With the Democrats taking control of Congress in 2006 things have gotten even worse than the Republicans before them, and the approval rating of the Congress is now in single digits, far below even the President’s low approval ratings, fairly typical when the country is at war, and now exacerbated by the propaganda onslaught from the far left wing, largely being funded by George Soros, who always benefits financially from chaos and confusion.

Little noticed among the sturm and drang of politics and the ongoing media bias is that Bush’s education reforms have turned the US public school system around and minority school kids are experiencing historically high grades and passing rates, in spite of the powerful teachers unions which resist any attempts at quality control in education.

Bush-supported programs to encourage poor people to own their own homes has caused the highest level of minority home ownership in history.

Bush-supported vocational initiatives are retraining workers laid off from declining and obsolete industries preparing them for growing industries of the future, like energy.

Bush implemented a $15 BILLION 10-year-plan to help in the worldwide fight against HIV/AIDS, in mostly poor and tropical countries. Recently he added $48 BILLION on top of that and included TB and malaria to the plan. Yet he continues to be excoriated by African leaders like Nelson Mandela, who worship Bill Clinton who did NOTHING for Africa when he was president - other than apologize for long past atrocities like slavery to correct the effects of which the US has spent BILLIONS in reparations in the form of welfare programs and other taxpayer-funded assistance administered by a small army of “community organizers”.

America has earned some respect among previously hostile Indonesians in the aftermath of the deadly tsunamis of a few years ago when Americans were first on the scene with tangible assistance. Covered up by most in the heavily anti-Bush media was that it was Bush who ordered an aircraft carrier on its way to the war in Iraq diverted to help the devastated Indonesians.

Because of Bush, 50 million Muslims who were previously oppressed and brutalized by Muslim tyrants are well on their way to freedom and democracy, peace and prosperity in Afghanistan and Iraq.
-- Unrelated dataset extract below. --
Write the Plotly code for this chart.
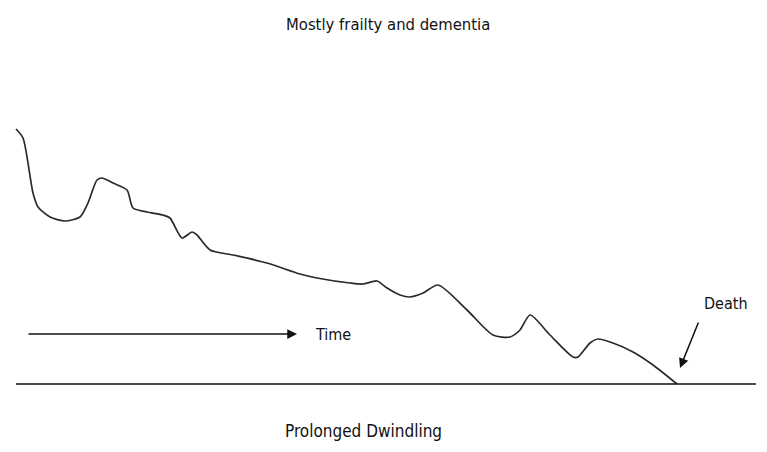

Iraq now has a budget surplus and is paying for most of it’s own expenses, un-reported by most of the anti-Bush media.

If the Taliban in Afghanistan and a small number of Shia and Sunni extremists in Iraq had not decided to kill innocent civilians and each other in order to thwart the people’s expressed desire for democracy, the war would have been over long ago, and reconstruction well on its way as we saw in Italy, Germany and Japan after World War II.

Because of Bush’s brilliant foreign policy strategies, Libya and N. Korea have given up their hostility and nuclear weapons plans and rejoined the community of nations, without a shot being fired. Only a rampant Iran remains to be dealt with, and a Russia that is quickly regressing to its totalitarian past. Once again, while the Europeans have the most to lose, somehow the world takes it for granted that it is the US that is responsible for dealing with such global threats. Then when we confront the threats, their drumbeat of criticism begins, almost in unison. Oh, well, that’s why it is so important for the US to continue to be a superpower and the only global bulwark against tyranny.

Because of Bush’s increased domestic intelligence and internal defense programs Al Qaeda has been unable to attack the US mainland since 9/11/2001 in spite of Bin Laden’s regular threats to do so. No one in 2001-2002 expected Al Qaeda to be unable to attack the US mainland again. History will give the credit to George Bush without whose stubborn cowboy resolve in the face of withering opposition from the Democrats and the entire left wing worldwide, none of this would have been possible.

Finally, even Bush’s harshest critics have been unable to confirm the worst canards thrown out against him, that he lied and misrepresentated the available intelligence for his own partisan purposes. Every one of the several investigations have found that Bush had essentially the same information that Clinton had before him and that every credible intelligence service in the western world had as well.

In the post 9/11 world, when Saddam Hussein was refusing to disclose what he had done with his WMDs, when his communications with the Islamic extremists were growing, when Al Qaeda had already been so emboldened by the ineffective Clinton administration as to successfully launch the worst attack on the US mainland in history, no serious US President could sit back and risk another suicide attack, this time with WMDs. They had to be stopped, and they have been. Retaliation after a pre-emptive strike with WMDs would be hollow because of the horrific casualties we would suffer.

Like Harry Truman before him, who had to make the bone-chilling decision to use nuclear weapons to stop the defiant Japanese once and for all, Bush had to step up to the plate and make a difficult call - and he did.

Democrat icon, Bill Clinton, left us with a series of scandals, a declining economy and a hidden vulnerability to attack by an emboldened enemy. George Bush is also leaving us with a struggling economy but with a nation that has safeguards in place, with Al Qaeda on the run, a southern border that is better protected and an epic imminent victory all but secured in Iraq that the Democrats who opposed him every step of the way had publicly declared a lost cause right in the middle of the conflict. No one could have predicted any of this in the aftermath of 9/11/2001.

Business cycles are an inevitable feature of a free economy, but how often can a President liberate 50 million people in the heart of an area with no history of either freedom or democracy, while also defanging two hostile countries without a shot being fired?

So, based on the facts, I’d say George Bush had more victories than defeats, a country that is safer, several adversaries who have given up their former hostility towards us, some new threats looming on the horizon, but a country that has also been battle-hardened. I’d say he can hold his head high, did his best in most cases and has a pretty decent legacy going for him when unbiased historians look back at the immediate post 9/11 era, in proper context, wouldn’t you?